Here is the code from the book

LargeType randomItem1( const vector<LargeType> & arr )
{
    return arr[ randomInt( 0, arr.size( )-1)]; 
}

const LargeType & randomItem2( const vector<LargeType> & arr ) 
{
    return arr[ randomInt( 0, arr.size( )-1)]; 
}
vector<LargeType> vec; 
...
LargeType item1 = randomItem1( vec );// copy 
LargeType item2 = randomItem2( vec );// copy
const LargeType & item3 = randomItem2( vec ); // no copy

vector<int> partialSum( const vector<int> & arr ) 
{
    vector<int> result( arr.size( ) ); 
    result[ 0 ] = arr[ 0 ];
    for( int i = 1; i < arr.size( ); ++i ) 
    {
        result[ i ] = result[ i-1]+ arr[ i ];
    } 
    return result;
}

vector<int> vec; 
...
vector<int> sums = partialSum( vec ); // Copy in old C++; move in C++11

The book says LargeType randomItem1( const vector<LargeType> & arr ) does not call move semantics while vector<int> partialSum( const vector<int> & arr ) does. Why is this happening? I understand that return arr[ randomInt( 0, arr.size( )-1)]; is an lvalue since arr itself is reference of object but isn't result an object too? the book says return result is temporary, however it is declared at line 3 at second code box.

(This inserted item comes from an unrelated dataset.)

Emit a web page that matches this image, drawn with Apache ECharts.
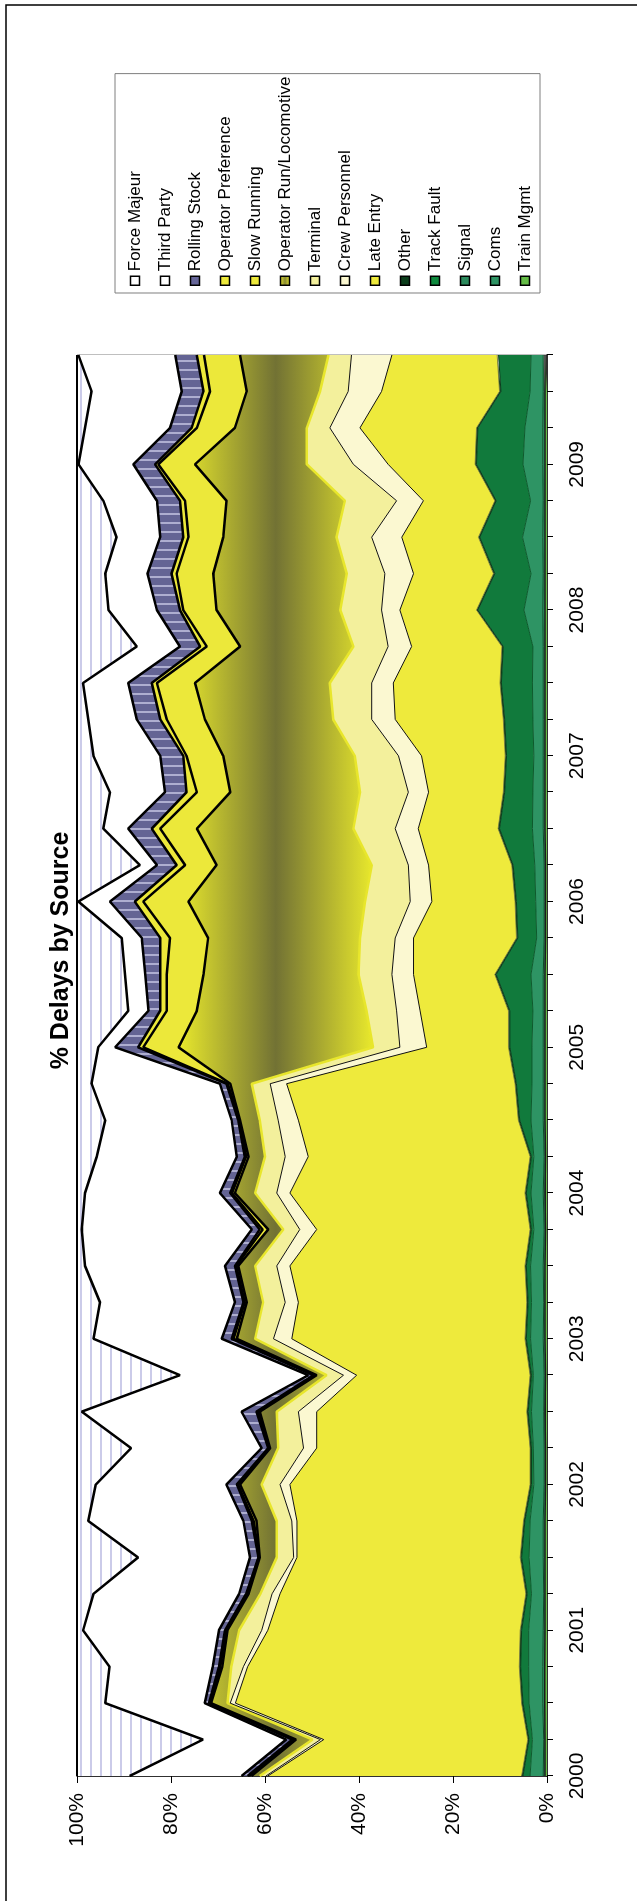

want to know why return result is temporary even if it is declared and have name.

Answer 1

In addition to what NathanOliver said, vector<int> sums = partialSum( vec ); may result in neither copy nor move because of copy elision.

Answer 2

The fucntion randomItem1 does not own arr, which means it is not allowed to move arr[ randomInt( 0, arr.size( )-1)] out of the function.

In partialSum the function owns result so it is free to move it out of the function once the function ends.

The rule is that all function local variables can be treated as rvalues for the purpose of the return statement and only are considered an lvalue if no constructor can be found when considered as an rvalue.